- _Exercise data_:

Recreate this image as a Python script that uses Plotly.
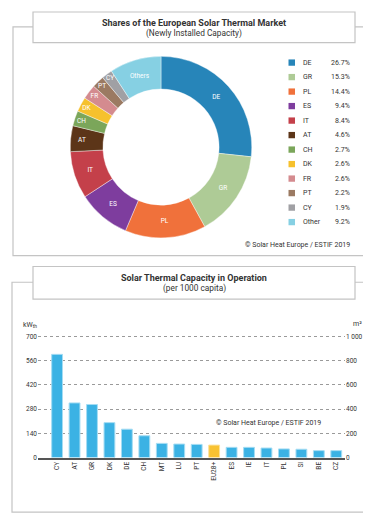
import plotly.graph_objects as go

W, H = 371, 515

# ---- data: pie ----
pie_codes = ["DE", "GR", "PL", "ES", "IT", "AT", "CH", "DK", "FR", "PT", "CY", "Other"]
pie_slice_text = ["DE", "GR", "PL", "ES", "IT", "AT", "CH", "DK", "FR", "PT", "CY", "Others"]
pie_shares = [26.7, 15.3, 14.4, 9.4, 8.4, 4.6, 2.7, 2.6, 2.6, 2.2, 1.9, 9.2]
pie_colors = ["#2785B9", "#AECB96", "#F0713B", "#7E3D9E", "#C4404A", "#5C3518",
              "#7BA65A", "#F6C12D", "#D48B8F", "#9B7A62", "#A0A0A4", "#86D0E3"]

# ---- data: bars ----
bar_countries = ["CY", "AT", "GR", "DK", "DE", "CH", "MT", "LU", "PT", "EU28+",
                 "ES", "IE", "IT", "PL", "SI", "BE", "CZ"]
bar_kwth = [597, 316, 307, 202, 164, 126, 82, 78, 76, 72, 59, 59, 55, 50, 48, 40, 40]
left_ticks = [0, 140, 280, 420, 560, 700]
right_ticks = [0, 200, 400, 600, 800, 1000]
right_tick_text = ["0", "200", "400", "600", "800", "1 000"]

FONT = "Roboto, Arial"
TXT = "#333333"
FRAME = "#C4C4C4"


def X(px):
    return px / W


def Y(py):
    return 1 - py / H


bar_colors = ["#F8C232" if c == "EU28+" else "#3BB2E4" for c in bar_countries]
bar_line = ["#FBE19A" if c == "EU28+" else "#A4DCF3" for c in bar_countries]

fig = go.Figure()

fig.add_trace(go.Pie(
    labels=pie_codes,
    values=pie_shares,
    text=pie_slice_text,
    textinfo="text",
    textposition="inside",
    insidetextorientation="horizontal",
    textfont=dict(color="white", size=6.5, family=FONT),
    marker=dict(colors=pie_colors, line=dict(color="white", width=0.4)),
    hole=0.64,
    sort=False,
    direction="clockwise",
    rotation=0,
    showlegend=False,
    domain=dict(x=[X(61), X(245)], y=[Y(230), Y(46)]),
))

fig.add_trace(go.Bar(
    x=bar_countries,
    y=bar_kwth,
    marker=dict(color=bar_colors, line=dict(color=bar_line, width=1)),
    showlegend=False,
    xaxis="x", yaxis="y",
))
# invisible trace for right axis
fig.add_trace(go.Scatter(x=[bar_countries[0]], y=[0], mode="markers",
                         marker=dict(opacity=0), showlegend=False,
                         xaxis="x", yaxis="y2", hoverinfo="skip"))

shapes = []
annotations = []

# frames
for (x0, y0, x1, y1) in [(5, 16, 365, 248), (4, 275, 365, 508)]:
    shapes.append(dict(type="rect", xref="paper", yref="paper",
                       x0=X(x0), x1=X(x1), y0=Y(y1), y1=Y(y0),
                       line=dict(color=FRAME, width=1.2), layer="below"))
for (x0, y0, x1, y1) in [(25, 1, 347, 32), (25, 259, 347, 292)]:
    shapes.append(dict(type="rect", xref="paper", yref="paper",
                       x0=X(x0), x1=X(x1), y0=Y(y1), y1=Y(y0),
                       fillcolor="white", line=dict(color=FRAME, width=1.2), layer="below"))

# titles
for (txt, py, bold) in [("Shares of the European Solar Thermal Market", 12, True),
                        ("(Newly Installed Capacity)", 23, False),
                        ("Solar Thermal Capacity in Operation", 270.5, True),
                        ("(per 1000 capita)", 281.5, False)]:
    annotations.append(dict(xref="paper", yref="paper", x=X(186), y=Y(py),
                            text=f"<b>{txt}</b>" if bold else txt, showarrow=False,
                            font=dict(size=9 if bold else 8.3, color=TXT, family=FONT),
                            xanchor="center", yanchor="middle"))

# legend
for i, (code, share, col) in enumerate(zip(pie_codes, pie_shares, pie_colors)):
    cy = 52.3 + i * 14.7
    shapes.append(dict(type="rect", xref="paper", yref="paper",
                       x0=X(280.5), x1=X(287), y0=Y(cy + 3.2), y1=Y(cy - 3.2),
                       fillcolor=col, line=dict(width=0)))
    annotations.append(dict(xref="paper", yref="paper", x=X(293), y=Y(cy),
                            text=code, showarrow=False, xanchor="left", yanchor="middle",
                            font=dict(size=7, color=TXT, family=FONT)))
    annotations.append(dict(xref="paper", yref="paper", x=X(344), y=Y(cy),
                            text=f"{share:.1f}%", showarrow=False, xanchor="right",
                            yanchor="middle", font=dict(size=7, color=TXT, family=FONT)))

annotations.append(dict(xref="paper", yref="paper", x=X(344), y=Y(237),
                        text="© Solar Heat Europe / ESTIF 2019", showarrow=False,
                        xanchor="right", yanchor="middle",
                        font=dict(size=7, color=TXT, family=FONT)))
annotations.append(dict(xref="paper", yref="paper", x=X(260), y=Y(418),
                        text="© Solar Heat Europe / ESTIF 2019", showarrow=False,
                        xanchor="center", yanchor="middle",
                        font=dict(size=7, color=TXT, family=FONT)))
annotations.append(dict(xref="paper", yref="paper", x=X(13), y=Y(318),
                        text="kW<sub>th</sub>", showarrow=False,
                        xanchor="left", yanchor="middle",
                        font=dict(size=7, color=TXT, family=FONT)))
annotations.append(dict(xref="paper", yref="paper", x=X(343), y=Y(317),
                        text="m²", showarrow=False,
                        xanchor="left", yanchor="middle",
                        font=dict(size=7, color=TXT, family=FONT)))

fig.update_layout(
    width=W, height=H,
    margin=dict(l=0, r=0, t=0, b=0),
    paper_bgcolor="white", plot_bgcolor="white",
    bargap=0.38,
    uniformtext=dict(minsize=6.5, mode="show"),
    shapes=shapes, annotations=annotations,
    font=dict(family=FONT, color=TXT),
    xaxis=dict(domain=[X(30), X(337)], tickangle=-90,
               tickfont=dict(size=6.5, color=TXT, family=FONT),
               showline=True, linecolor="#555555", linewidth=1.5,
               ticks="", showgrid=False, fixedrange=True),
    yaxis=dict(domain=[Y(452.7), Y(329)], range=[0, 706], tickvals=left_ticks,
               tickfont=dict(size=6.5, color=TXT, family=FONT),
               showgrid=True, gridcolor="#9A9A9A", griddash="dot", gridwidth=1,
               zeroline=False, showline=False, ticks=""),
    yaxis2=dict(overlaying="y", side="right", range=[0, 1000 * 706 / 700],
                tickvals=right_ticks, ticktext=right_tick_text,
                tickfont=dict(size=6.5, color=TXT, family=FONT),
                showgrid=False, zeroline=False, showline=False, ticks=""),
)

fig.write_html("out.html")
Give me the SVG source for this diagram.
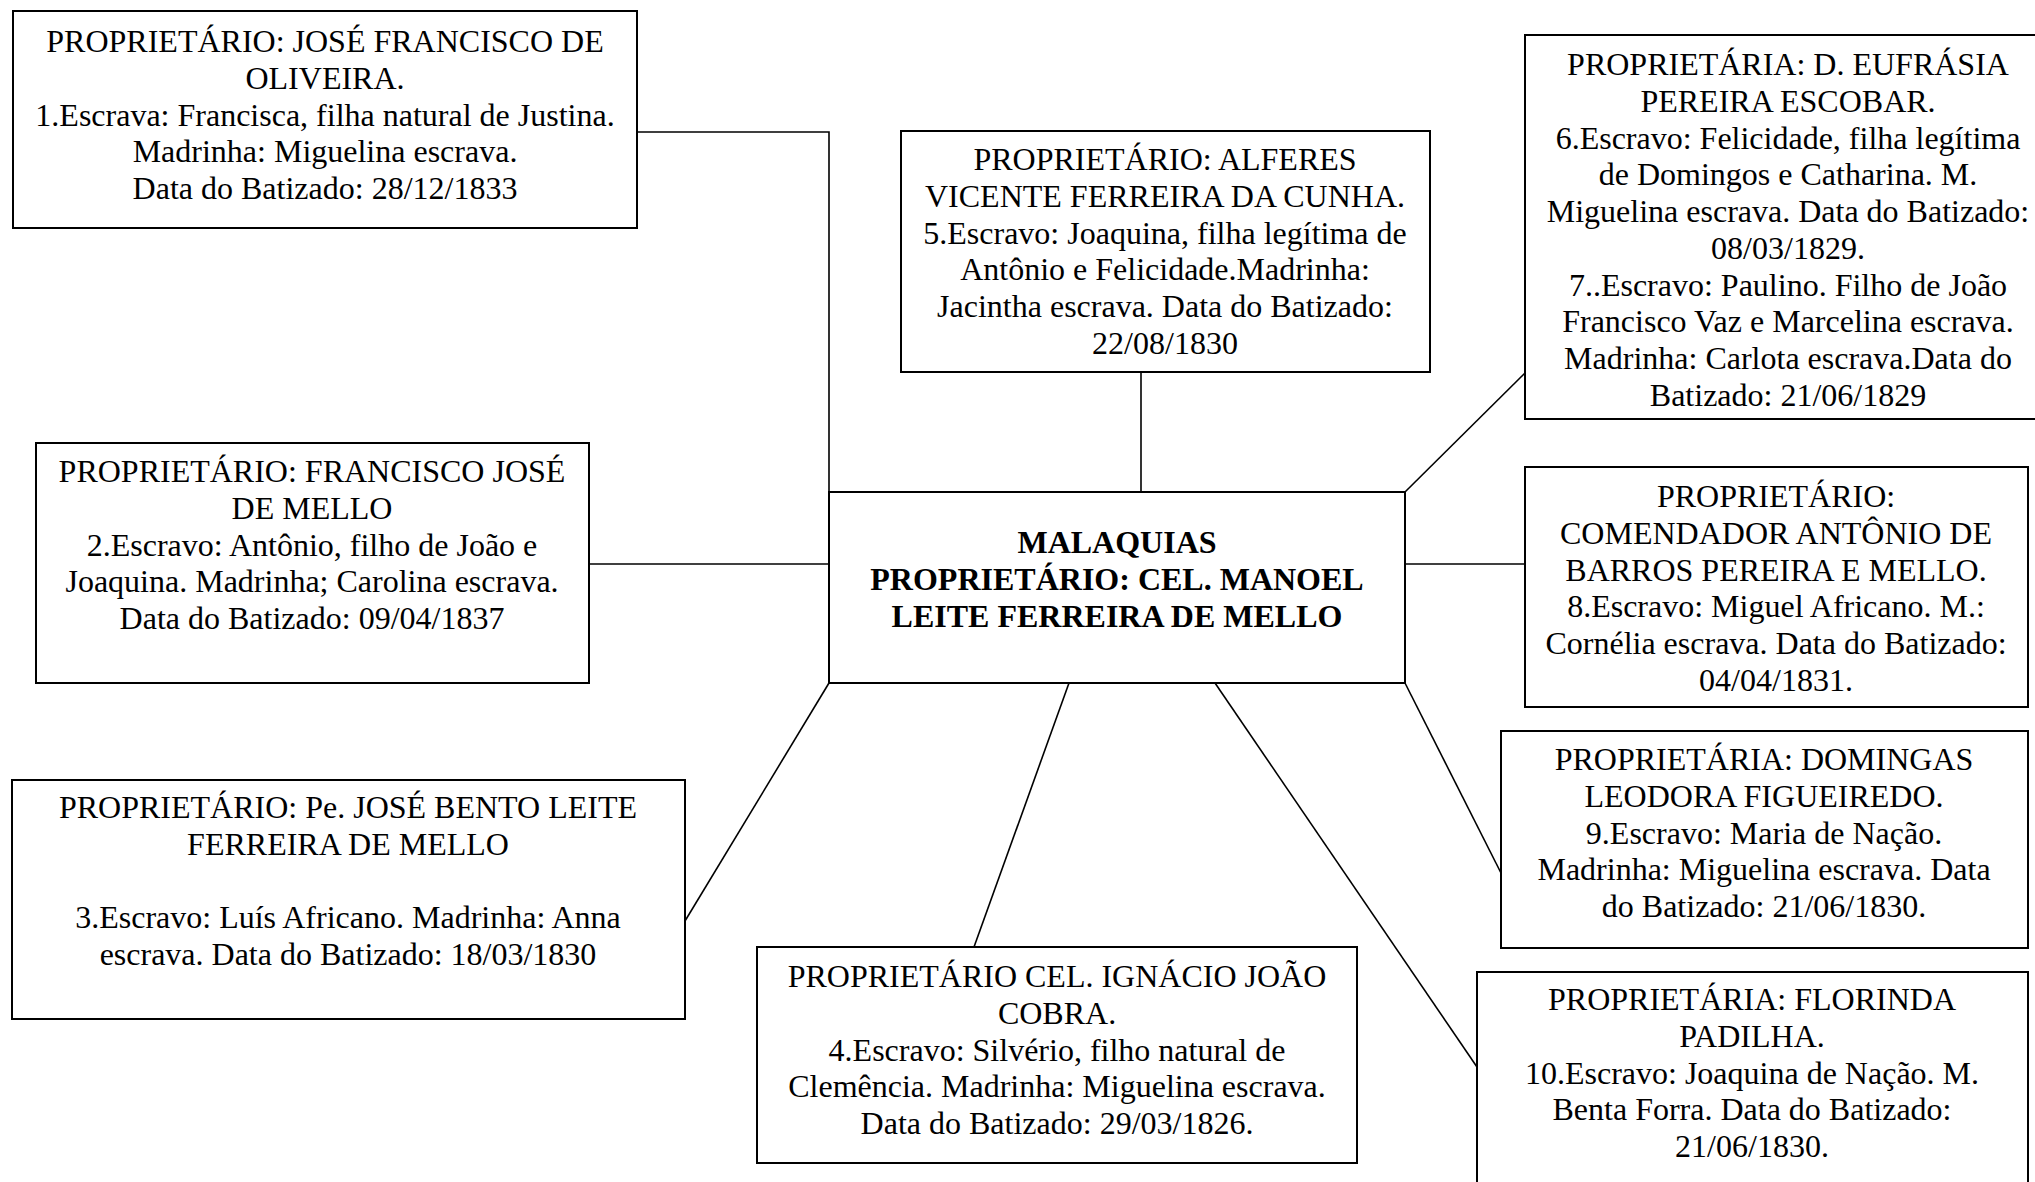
<svg xmlns="http://www.w3.org/2000/svg" width="2035" height="1182" viewBox="0 0 2035 1182">
<style>
.box{fill:#fff;stroke:#000;stroke-width:2}
.con{fill:none;stroke:#000;stroke-width:1.6}
text{font-family:"Liberation Serif","Times New Roman",serif;font-size:32px;fill:#000;text-anchor:middle}
.b{font-weight:bold}
</style>
<rect width="2035" height="1182" fill="#fff"/>
<g id="connectors">
<polyline class="con" points="637,132 829,132 829,492"/>
<line class="con" x1="589" y1="564" x2="829" y2="564"/>
<line class="con" x1="829" y1="683" x2="685" y2="921"/>
<line class="con" x1="1069" y1="683" x2="974" y2="947"/>
<line class="con" x1="1141" y1="372" x2="1141" y2="492"/>
<line class="con" x1="1405" y1="492" x2="1525" y2="373"/>
<line class="con" x1="1405" y1="564" x2="1525" y2="564"/>
<line class="con" x1="1405" y1="683" x2="1501" y2="873"/>
<line class="con" x1="1215" y1="683" x2="1477" y2="1067"/>
</g>
<g id="center">
<rect class="box" x="829" y="492" width="576" height="191"/>
<text class="b" x="1117" y="553">MALAQUIAS</text>
<text class="b" x="1117" y="590">PROPRIETÁRIO: CEL. MANOEL</text>
<text class="b" x="1117" y="627">LEITE FERREIRA DE MELLO</text>
</g>
<g id="n1">
<rect class="box" x="13" y="11" width="624" height="217"/>
<text x="325" y="52">PROPRIETÁRIO: JOSÉ FRANCISCO DE</text>
<text x="325" y="89">OLIVEIRA.</text>
<text x="325" y="126">1.Escrava: Francisca, filha natural de Justina.</text>
<text x="325" y="162">Madrinha: Miguelina escrava.</text>
<text x="325" y="199">Data do Batizado: 28/12/1833</text>
</g>
<g id="n2">
<rect class="box" x="36" y="443" width="553" height="240"/>
<text x="312" y="482">PROPRIETÁRIO: FRANCISCO JOSÉ</text>
<text x="312" y="519">DE MELLO</text>
<text x="312" y="556">2.Escravo: Antônio, filho de João e</text>
<text x="312" y="592">Joaquina. Madrinha; Carolina escrava.</text>
<text x="312" y="629">Data do Batizado: 09/04/1837</text>
</g>
<g id="n3">
<rect class="box" x="12" y="780" width="673" height="239"/>
<text x="348" y="818">PROPRIETÁRIO: Pe. JOSÉ BENTO LEITE</text>
<text x="348" y="855">FERREIRA DE MELLO</text>
<text x="348" y="928">3.Escravo: Luís Africano. Madrinha: Anna</text>
<text x="348" y="965">escrava. Data do Batizado: 18/03/1830</text>
</g>
<g id="n4">
<rect class="box" x="757" y="947" width="600" height="216"/>
<text x="1057" y="987">PROPRIETÁRIO CEL. IGNÁCIO JOÃO</text>
<text x="1057" y="1024">COBRA.</text>
<text x="1057" y="1061">4.Escravo: Silvério, filho natural de</text>
<text x="1057" y="1097">Clemência. Madrinha: Miguelina escrava.</text>
<text x="1057" y="1134">Data do Batizado: 29/03/1826.</text>
</g>
<g id="n5">
<rect class="box" x="901" y="131" width="529" height="241"/>
<text x="1165" y="170">PROPRIETÁRIO: ALFERES</text>
<text x="1165" y="207">VICENTE FERREIRA DA CUNHA.</text>
<text x="1165" y="244">5.Escravo: Joaquina, filha legítima de</text>
<text x="1165" y="280">Antônio e Felicidade.Madrinha:</text>
<text x="1165" y="317">Jacintha escrava. Data do Batizado:</text>
<text x="1165" y="354">22/08/1830</text>
</g>
<g id="n6">
<rect class="box" x="1525" y="35" width="525" height="384"/>
<text x="1788" y="75">PROPRIETÁRIA: D. EUFRÁSIA</text>
<text x="1788" y="112">PEREIRA ESCOBAR.</text>
<text x="1788" y="149">6.Escravo: Felicidade, filha legítima</text>
<text x="1788" y="185">de Domingos e Catharina. M.</text>
<text x="1788" y="222">Miguelina escrava. Data do Batizado:</text>
<text x="1788" y="259">08/03/1829.</text>
<text x="1788" y="296">7..Escravo: Paulino. Filho de João</text>
<text x="1788" y="332">Francisco Vaz e Marcelina escrava.</text>
<text x="1788" y="369">Madrinha: Carlota escrava.Data do</text>
<text x="1788" y="406">Batizado: 21/06/1829</text>
</g>
<g id="n8">
<rect class="box" x="1525" y="467" width="503" height="240"/>
<text x="1776" y="507">PROPRIETÁRIO:</text>
<text x="1776" y="544">COMENDADOR ANTÔNIO DE</text>
<text x="1776" y="581">BARROS PEREIRA E MELLO.</text>
<text x="1776" y="617">8.Escravo: Miguel Africano. M.:</text>
<text x="1776" y="654">Cornélia escrava. Data do Batizado:</text>
<text x="1776" y="691">04/04/1831.</text>
</g>
<g id="n9">
<rect class="box" x="1501" y="731" width="527" height="217"/>
<text x="1764" y="770">PROPRIETÁRIA: DOMINGAS</text>
<text x="1764" y="807">LEODORA FIGUEIREDO.</text>
<text x="1764" y="844">9.Escravo: Maria de Nação.</text>
<text x="1764" y="880">Madrinha: Miguelina escrava. Data</text>
<text x="1764" y="917">do Batizado: 21/06/1830.</text>
</g>
<g id="n10">
<rect class="box" x="1477" y="972" width="551" height="230"/>
<text x="1752" y="1010">PROPRIETÁRIA: FLORINDA</text>
<text x="1752" y="1047">PADILHA.</text>
<text x="1752" y="1084">10.Escravo: Joaquina de Nação. M.</text>
<text x="1752" y="1120">Benta Forra. Data do Batizado:</text>
<text x="1752" y="1157">21/06/1830.</text>
</g>
</svg>
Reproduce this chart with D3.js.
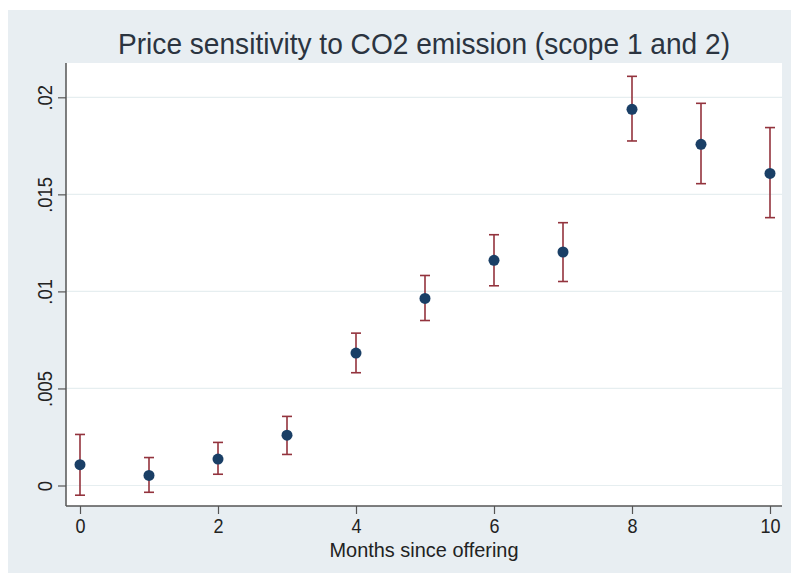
<!DOCTYPE html>
<html>
<head>
<meta charset="utf-8">
<script src="https://cdn.jsdelivr.net/npm/d3@7/dist/d3.min.js"></script>
<style>
  html, body { margin: 0; padding: 0; background: #ffffff; }
  svg { display: block; }
  text { font-family: "Liberation Sans", Arial, Helvetica, sans-serif; }
</style>
</head>
<body>
<svg id="chart" width="791" height="581"></svg>
<script>
// ---- data ----
const titleText = "Price sensitivity to CO2 emission (scope 1 and 2)";
const xAxisTitle = "Months since offering";
const months = [0, 1, 2, 3, 4, 5, 6, 7, 8, 9, 10];
const coef   = [0.00107, 0.00052, 0.00136, 0.00259, 0.00682, 0.00964, 0.01160, 0.01203, 0.01938, 0.01758, 0.01608];
const upper  = [0.00263, 0.00144, 0.00222, 0.00356, 0.00785, 0.01082, 0.01292, 0.01354, 0.02108, 0.01969, 0.01844];
const lower  = [-0.00050, -0.00035, 0.00058, 0.00160, 0.00581, 0.00850, 0.01029, 0.01051, 0.01775, 0.01555, 0.01380];
const xTicks = [0, 2, 4, 6, 8, 10];
const yTicks = [0, 0.005, 0.01, 0.015, 0.02];
const yTickLabels = ["0", ".005", ".01", ".015", ".02"];

// ---- layout ----
const W = 791, H = 581;
const plot = { left: 66, right: 782, top: 63, bottom: 506 };

const svg = d3.select("#chart");

// outer graph region
svg.append("rect").attr("x", 8).attr("y", 10).attr("width", W - 8).attr("height", 563)
  .attr("fill", "#e8eef2");

// plot region
svg.append("rect")
  .attr("x", plot.left).attr("y", plot.top)
  .attr("width", plot.right - plot.left).attr("height", plot.bottom - plot.top)
  .attr("fill", "#ffffff");

const x = d3.scaleLinear().domain([0, 10]).range([80, 770]);
const y = d3.scaleLinear().domain([0, 0.02]).range([485.5, 97.3]);

// gridlines
svg.append("g").selectAll("line").data(yTicks).join("line")
  .attr("x1", plot.left).attr("x2", plot.right)
  .attr("y1", d => y(d)).attr("y2", d => y(d))
  .attr("stroke", "#e6eef0").attr("stroke-width", 1.2);

// y axis
const yAxis = d3.axisLeft(y).tickValues(yTicks).tickSize(8).tickPadding(6)
  .tickFormat((d, i) => yTickLabels[i]);
const gy = svg.append("g").attr("transform", `translate(${plot.left},0)`).call(yAxis);
gy.select(".domain").remove();
gy.selectAll(".tick line").attr("stroke", "#555").attr("stroke-width", 1.2);
gy.selectAll(".tick text")
  .attr("x", null).attr("dy", null)
  .attr("text-anchor", "middle")
  .attr("transform", "translate(-14,0) rotate(-90) scale(0.9,1)")
  .attr("font-size", 20.5).attr("fill", "#222");
svg.append("line").attr("x1", plot.left).attr("x2", plot.left)
  .attr("y1", plot.top).attr("y2", plot.bottom)
  .attr("stroke", "#555").attr("stroke-width", 1.5);

// x axis
const xAxis = d3.axisBottom(x).tickValues(xTicks).tickSize(8).tickPadding(5)
  .tickFormat(d3.format("d"));
const gx = svg.append("g").attr("transform", `translate(0,${plot.bottom})`).call(xAxis);
gx.select(".domain").remove();
gx.selectAll(".tick line").attr("stroke", "#555").attr("stroke-width", 1.2);
gx.selectAll(".tick text").attr("font-size", 20).attr("fill", "#222")
  .attr("transform", "scale(0.9,1)")
  .attr("x", function() { return 0; });
gx.selectAll(".tick text").attr("transform", null)
  .each(function() {
    const t = d3.select(this);
    t.attr("transform", "scale(0.9,1)");
  });
svg.append("line").attr("x1", plot.left).attr("x2", plot.right)
  .attr("y1", plot.bottom).attr("y2", plot.bottom)
  .attr("stroke", "#555").attr("stroke-width", 1.5);

// error bars
const eb = svg.append("g").attr("stroke", "#93333d").attr("stroke-width", 1.6).attr("fill", "none");
const capHalf = 5;
months.forEach((m, i) => {
  eb.append("line").attr("x1", x(m)).attr("x2", x(m)).attr("y1", y(lower[i])).attr("y2", y(upper[i]));
  eb.append("line").attr("x1", x(m) - capHalf).attr("x2", x(m) + capHalf).attr("y1", y(upper[i])).attr("y2", y(upper[i]));
  eb.append("line").attr("x1", x(m) - capHalf).attr("x2", x(m) + capHalf).attr("y1", y(lower[i])).attr("y2", y(lower[i]));
});

// points
svg.append("g").selectAll("circle").data(months).join("circle")
  .attr("cx", d => x(d)).attr("cy", (d, i) => y(coef[i]))
  .attr("r", 5.5).attr("fill", "#1a3f66");

// title
svg.append("text").attr("x", (plot.left + plot.right) / 2).attr("y", 54)
  .attr("text-anchor", "middle").attr("font-size", 29).attr("fill", "#2b3440")
  .attr("textLength", 612).attr("lengthAdjust", "spacingAndGlyphs")
  .text(titleText);

// x axis title
svg.append("text").attr("x", (plot.left + plot.right) / 2).attr("y", 557)
  .attr("text-anchor", "middle").attr("font-size", 21).attr("fill", "#222")
  .attr("textLength", 189).attr("lengthAdjust", "spacingAndGlyphs")
  .text(xAxisTitle);
</script>
</body>
</html>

- _Aim of the task_: Begin with the first line of the records and repeat every line up to the one with "W, H = 371, 515", counting that line too. Pictures are not part of the copy.

- _Exercise result_:
Recreate this image as a Python script that uses Plotly.
import plotly.graph_objects as go

W, H = 371, 515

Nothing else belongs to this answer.